──────── Data excerpt

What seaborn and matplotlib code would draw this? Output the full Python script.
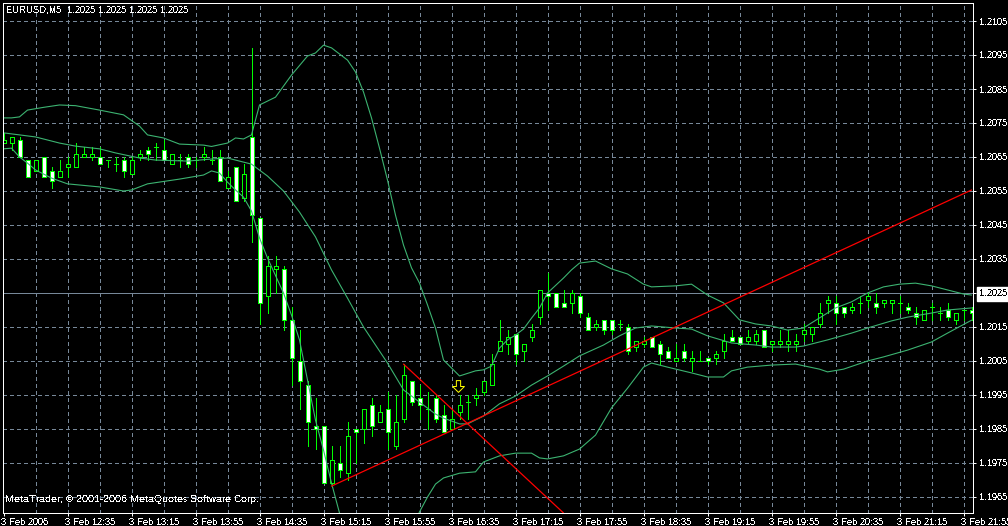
import matplotlib
matplotlib.use("Agg")
import matplotlib.pyplot as plt
from matplotlib.path import Path
from matplotlib.transforms import ScaledTranslation
import numpy as np
import pandas as pd
import seaborn as sns

opens = [1.2069,1.2069,1.2070,1.2064,1.2061,1.2065,1.2061,1.2059,1.2062,1.2062,
 1.2065,1.2065,1.2065,1.2064,1.2063,1.2064,1.2060,1.2065,1.2067,1.2068,
 1.2067,1.2063,1.2064,1.2065,1.2064,1.2065,1.2064,1.2065,1.2056,1.2062,
 1.2053,1.2071,1.2047,1.2024,1.2032,1.2032,1.2017,1.2005,1.1998,1.1986,
 1.1986,1.1969,1.1975,1.1972,1.1985,1.1985,1.1992,1.1987,1.1991,1.1980,
 1.1988,1.1999,1.1994,1.1991,1.1994,1.1989,1.1985,1.1990,1.1993,1.1994,
 1.1996,1.1998,1.2008,1.2010,1.2013,1.2008,1.2012,1.2018,1.2025,1.2025,
 1.2022,1.2022,1.2024,1.2018,1.2015,1.2017,1.2017,1.2016,1.2015,1.2009,
 1.2010,1.2012,1.2010,1.2008,1.2005,1.2008,1.2005,1.2005,1.2006,1.2006,
 1.2008,1.2012,1.2012,1.2011,1.2011,1.2014,1.2010,1.2010,1.2010,1.2010,
 1.2013,1.2013,1.2016,1.2022,1.2022,1.2021,1.2020,1.2022,1.2023,1.2022,
 1.2022,1.2022,1.2022,1.2021,1.2019,1.2017,1.2021,1.2019,1.2020,1.2017,
 1.2020,1.2020]
highs = [1.2072,1.2071,1.2071,1.2064,1.2064,1.2065,1.2062,1.2064,1.2065,1.2069,
 1.2068,1.2068,1.2068,1.2064,1.2065,1.2065,1.2065,1.2067,1.2068,1.2069,
 1.2070,1.2066,1.2066,1.2066,1.2065,1.2068,1.2067,1.2067,1.2061,1.2062,
 1.2063,1.2097,1.2047,1.2036,1.2036,1.2033,1.2021,1.2014,1.1999,1.1994,
 1.1986,1.1980,1.1980,1.1987,1.1985,1.1991,1.1994,1.1992,1.1996,1.1995,
 1.2004,1.1999,1.1998,1.1996,1.1995,1.1992,1.1991,1.1995,1.1995,1.1997,
 1.1999,1.2007,1.2017,1.2014,1.2013,1.2010,1.2016,1.2026,1.2031,1.2025,
 1.2026,1.2026,1.2025,1.2019,1.2017,1.2017,1.2017,1.2017,1.2016,1.2011,
 1.2012,1.2012,1.2011,1.2009,1.2010,1.2010,1.2008,1.2008,1.2006,1.2008,
 1.2013,1.2014,1.2012,1.2014,1.2014,1.2014,1.2011,1.2014,1.2014,1.2013,
 1.2016,1.2015,1.2022,1.2024,1.2024,1.2021,1.2022,1.2024,1.2025,1.2025,
 1.2023,1.2023,1.2024,1.2022,1.2021,1.2020,1.2022,1.2021,1.2022,1.2019,
 1.2020,1.2021]
lows = [1.2069,1.2067,1.2065,1.2059,1.2061,1.2059,1.2056,1.2059,1.2059,1.2062,
 1.2065,1.2064,1.2063,1.2062,1.2061,1.2059,1.2060,1.2064,1.2064,1.2064,
 1.2064,1.2063,1.2062,1.2062,1.2062,1.2064,1.2063,1.2058,1.2056,1.2052,
 1.2052,1.2040,1.2016,1.2019,1.2025,1.2014,1.1998,1.1991,1.1980,1.1979,
 1.1969,1.1968,1.1971,1.1970,1.1975,1.1981,1.1983,1.1987,1.1979,1.1979,
 1.1987,1.1992,1.1988,1.1985,1.1987,1.1984,1.1985,1.1988,1.1988,1.1992,
 1.1995,1.1998,1.2008,1.2007,1.2004,1.2005,1.2011,1.2016,1.2020,1.2021,
 1.2021,1.2019,1.2018,1.2014,1.2014,1.2013,1.2013,1.2014,1.2007,1.2008,
 1.2009,1.2009,1.2004,1.2006,1.2005,1.2005,1.2002,1.2005,1.2004,1.2004,
 1.2006,1.2011,1.2010,1.2010,1.2010,1.2009,1.2008,1.2009,1.2008,1.2008,
 1.2011,1.2011,1.2015,1.2019,1.2016,1.2018,1.2019,1.2019,1.2021,1.2019,
 1.2021,1.2019,1.2019,1.2019,1.2016,1.2017,1.2017,1.2017,1.2017,1.2016,
 1.2017,1.2017]
closes = [1.2070,1.2071,1.2065,1.2059,1.2064,1.2059,1.2058,1.2061,1.2063,1.2066,
 1.2066,1.2066,1.2063,1.2064,1.2063,1.2061,1.2064,1.2066,1.2066,1.2068,
 1.2064,1.2066,1.2064,1.2063,1.2064,1.2066,1.2064,1.2058,1.2059,1.2052,
 1.2060,1.2048,1.2022,1.2033,1.2033,1.2017,1.2006,1.1999,1.1987,1.1985,
 1.1969,1.1976,1.1973,1.1983,1.1984,1.1991,1.1986,1.1990,1.1984,1.1987,
 1.2001,1.1993,1.1992,1.1991,1.1988,1.1984,1.1988,1.1992,1.1993,1.1995,
 1.1999,1.2004,1.2011,1.2012,1.2007,1.2010,1.2014,1.2026,1.2024,1.2021,
 1.2021,1.2025,1.2019,1.2014,1.2016,1.2014,1.2014,1.2016,1.2008,1.2011,
 1.2011,1.2009,1.2007,1.2006,1.2006,1.2006,1.2006,1.2005,1.2005,1.2007,
 1.2011,1.2011,1.2010,1.2012,1.2013,1.2009,1.2011,1.2011,1.2011,1.2011,
 1.2014,1.2015,1.2019,1.2023,1.2019,1.2019,1.2021,1.2022,1.2024,1.2021,
 1.2023,1.2023,1.2022,1.2020,1.2018,1.2020,1.2021,1.2019,1.2018,1.2019,
 1.2020,1.2019]

upper_bar = [0,1,2,3,5,7,9,12,15,17,18,20,22,25,26,28,29,30,31,32,34,36,38,39,40,41,42,43,44,45,46,47,48,49,50,
 51,52,53,54,55,57,59,60,61,62,63,64,65,66,67,68,70,71,72,74,76,78,80,81,84,86,88,90,92,94,96,98,100,101,104,
 106,108,110,112,114,116,118,120,121]
upper = [1.20765,1.20765,1.20768,1.20788,1.20796,1.20803,1.20801,1.20788,1.20774,1.20741,1.20715,1.20706,1.20688,
 1.20685,1.20681,1.20691,1.20706,1.20703,1.20715,1.20803,1.20826,1.20891,1.20947,1.20956,1.20979,1.20971,1.20953,
 1.20935,1.20900,1.20841,1.20765,1.20676,1.20582,1.20479,1.20391,1.20324,1.20279,1.20215,1.20147,1.20053,1.20006,
 1.20021,1.20024,1.20035,1.20088,1.20112,1.20126,1.20144,1.20176,1.20206,1.20250,1.20294,1.20318,1.20338,1.20344,
 1.20321,1.20306,1.20276,1.20268,1.20271,1.20276,1.20244,1.20221,1.20171,1.20159,1.20153,1.20141,1.20147,1.20162,
 1.20206,1.20224,1.20250,1.20268,1.20276,1.20279,1.20271,1.20259,1.20247,1.20244]

mid_bar = [0,1,4,7,9,12,14,17,19,23,26,28,31,33,35,37,39,41,43,45,48,50,52,54,55,57,58,60,62,64,66,68,70,72,75,77,
 79,81,84,86,88,91,94,96,99,100,103,106,108,111,113,116,118,121]
middle = [1.20721,1.20718,1.20709,1.20691,1.20682,1.20674,1.20662,1.20647,1.20641,1.20638,1.20644,1.20647,1.20629,
 1.20594,1.20550,1.20488,1.20415,1.20318,1.20235,1.20150,1.20044,1.19965,1.19929,1.19894,1.19882,1.19865,1.19865,
 1.19888,1.19924,1.19947,1.19979,1.20006,1.20035,1.20065,1.20097,1.20124,1.20147,1.20153,1.20147,1.20144,1.20124,
 1.20103,1.20097,1.20091,1.20091,1.20094,1.20112,1.20132,1.20147,1.20168,1.20179,1.20191,1.20200,1.20206]

lower_bar = [0,1,2,3,4,6,8,12,15,16,18,22,25,26,27,28,29,30,31,32,33,35,36,37,38,39,40,41,42,44,48,51,52,53,54,55,
 57,59,60,62,64,66,67,68,70,72,74,76,78,80,81,83,86,88,90,91,93,96,99,102,103,105,108,110,113,116,118,121]
lower = [1.20674,1.20676,1.20650,1.20632,1.20612,1.20588,1.20571,1.20562,1.20550,1.20553,1.20571,1.20585,1.20597,
 1.20609,1.20603,1.20576,1.20553,1.20532,1.20491,1.20412,1.20353,1.20250,1.20185,1.20112,1.19994,1.19876,1.19788,
 1.19691,1.19603,1.19510,1.19435,1.19553,1.19606,1.19650,1.19688,1.19706,1.19720,1.19724,1.19753,1.19771,1.19779,
 1.19779,1.19765,1.19762,1.19771,1.19791,1.19832,1.19912,1.19970,1.20032,1.20044,1.20032,1.20015,1.20003,1.20003,
 1.20021,1.20032,1.20038,1.20041,1.20026,1.20018,1.20026,1.20050,1.20062,1.20082,1.20106,1.20132,1.20170]

trend_up_bar = [41, 121]
trend_up = [1.19682, 1.20553]
trend_down_bar = [50, 70]
trend_down = [1.20041, 1.19603]
current_price = 1.2025
signal_bar = 56.75
signal_price = 1.19976

price_ticks = [1.2105,1.2095,1.2085,1.2075,1.2065,1.2055,1.2045,1.2035,1.2025,1.2015,1.2005,1.1995,1.1985,1.1975,1.1965]
time_tick_bars = [0,8,16,24,32,40,48,56,64,72,80,88,96,104,112,120]
time_tick_labels = ["3 Feb 2006","3 Feb 12:35","3 Feb 13:15","3 Feb 13:55","3 Feb 14:35","3 Feb 15:15",
 "3 Feb 15:55","3 Feb 16:35","3 Feb 17:15","3 Feb 17:55","3 Feb 18:35","3 Feb 19:15","3 Feb 19:55",
 "3 Feb 20:35","3 Feb 21:15","3 Feb 21:55"]
header = "EURUSD,M5  1.2025 1.2025 1.2025 1.2025"
footer = "MetaTrader, © 2001-2006 MetaQuotes Software Corp."

sns.set_theme(style="dark", rc={"axes.facecolor": "black", "figure.facecolor": "black"})
FONT = ["Liberation Sans", "DejaVu Sans"]
plt.rcParams["font.family"] = FONT
plt.rcParams["text.antialiased"] = False
plt.rcParams["text.hinting"] = "native"
plt.rcParams["text.hinting_factor"] = 1
PX = 0.72
plt.rcParams["lines.linewidth"] = PX
W, H = 1008, 526
GRID, GREEN, BAND, RED = "#778899", "#00FF00", "#3CB371", "#FF0000"

fig = plt.figure(figsize=(W/100, H/100), dpi=100, facecolor="black")
L, R, T, B = 2.5, 972.5, 2.5, 512.5
ax = fig.add_axes([L/W, 1-B/H, (R-L)/W, (B-T)/H], facecolor="black")
ax.set_xlim(-0.125, 121.125)
ax.set_ylim(1.1965 + (497-B)/34000, 1.1965 + (497-T)/34000)

candles = pd.DataFrame({"o": opens, "h": highs, "l": lows, "c": closes})
candles["bar"] = candles.index
candles["top"] = candles[["o", "c"]].max(axis=1)
candles["bottom"] = candles[["o", "c"]].min(axis=1)

# grid
dash = (0, (4, 3))
for b in range(4, 122, 4):
    ax.axvline(b, color=GRID, lw=PX, ls=dash, zorder=1, antialiased=False)
for p in price_ticks:
    ax.axhline(p, color=GRID, lw=PX, ls=dash, zorder=1, antialiased=False)
ax.grid(False)

ax.axhline(current_price, color=GRID, lw=PX, zorder=1.5, antialiased=False)

# candles
ax.vlines(candles["bar"], candles["l"], candles["h"], color=GREEN, lw=PX, zorder=2, antialiased=False)
face = ["white" if c < o else "black" for o, c in zip(candles["o"], candles["c"])]
ax.bar(candles["bar"], candles["top"]-candles["bottom"], bottom=candles["bottom"], width=0.5,
       color=face, edgecolor=GREEN, linewidth=PX, zorder=3, antialiased=False)

# indicators
def line(xs, ys, color, width):
    d = pd.DataFrame({"bar": xs, "price": ys})
    sns.lineplot(data=d, x="bar", y="price", color=color, linewidth=width, ax=ax, estimator=None,
                 sort=False, zorder=4, antialiased=True)

line(upper_bar, upper, BAND, 0.8)
line(mid_bar, middle, BAND, 0.8)
line(lower_bar, lower, BAND, 0.8)
line(trend_up_bar, trend_up, RED, 0.9)
line(trend_down_bar, trend_down, RED, 0.9)

arrow = Path(np.array([[-0.18,0.5],[0.18,0.5],[0.18,0.0],[0.5,0.0],[0,-0.5],[-0.5,0.0],[-0.18,0.0],[-0.18,0.5]]), closed=True)
ax.scatter([signal_bar], [signal_price], marker=arrow, s=72, facecolor="black", edgecolor="#FFFF00",
           linewidth=PX, zorder=5)

ax.set_xlabel("")
ax.set_ylabel("")
ax.set_xticks(time_tick_bars)
ax.set_xticklabels(time_tick_labels, ha="left", color="white", fontsize=6.6)
ax.yaxis.tick_right()
ax.set_yticks(price_ticks)
ax.set_yticklabels([f"{p:.4f}" for p in price_ticks], color="white", fontsize=6.6)
ax.tick_params(axis="x", length=2, width=PX, color="white", pad=2, bottom=True)
ax.tick_params(axis="y", length=2, width=PX, color="white", pad=3, right=True, left=False)
shift = ScaledTranslation(-2.5/100, 0, fig.dpi_scale_trans)
for lab in ax.get_xticklabels():
    lab.set_transform(lab.get_transform() + shift)
for s in ax.spines.values():
    s.set_color("white")
    s.set_linewidth(PX)
    s.set_visible(True)
    s.set_zorder(6)
for lab, p in zip(ax.get_yticklabels(), price_ticks):
    if abs(p-current_price) < 1e-6:
        lab.set_color("black")
        lab.set_bbox(dict(facecolor="white", edgecolor="white", pad=2.0))

fig.text(6/W, 1-10.5/H, header, color="white", fontsize=6.6, va="center", ha="left")
fig.text(5/W, 1-500/H, footer, color="white", fontsize=7.2, va="center", ha="left")

fig.savefig("out.png", dpi=100, facecolor="black")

────────────────

[Exercise]
Repeat the lines above, starting at the first and stopping after the line that holds "import seaborn as sns", with the pictures left out.

[Answer to this task]
What seaborn and matplotlib code would draw this? Output the full Python script.
import matplotlib
matplotlib.use("Agg")
import matplotlib.pyplot as plt
from matplotlib.path import Path
from matplotlib.transforms import ScaledTranslation
import numpy as np
import pandas as pd
import seaborn as sns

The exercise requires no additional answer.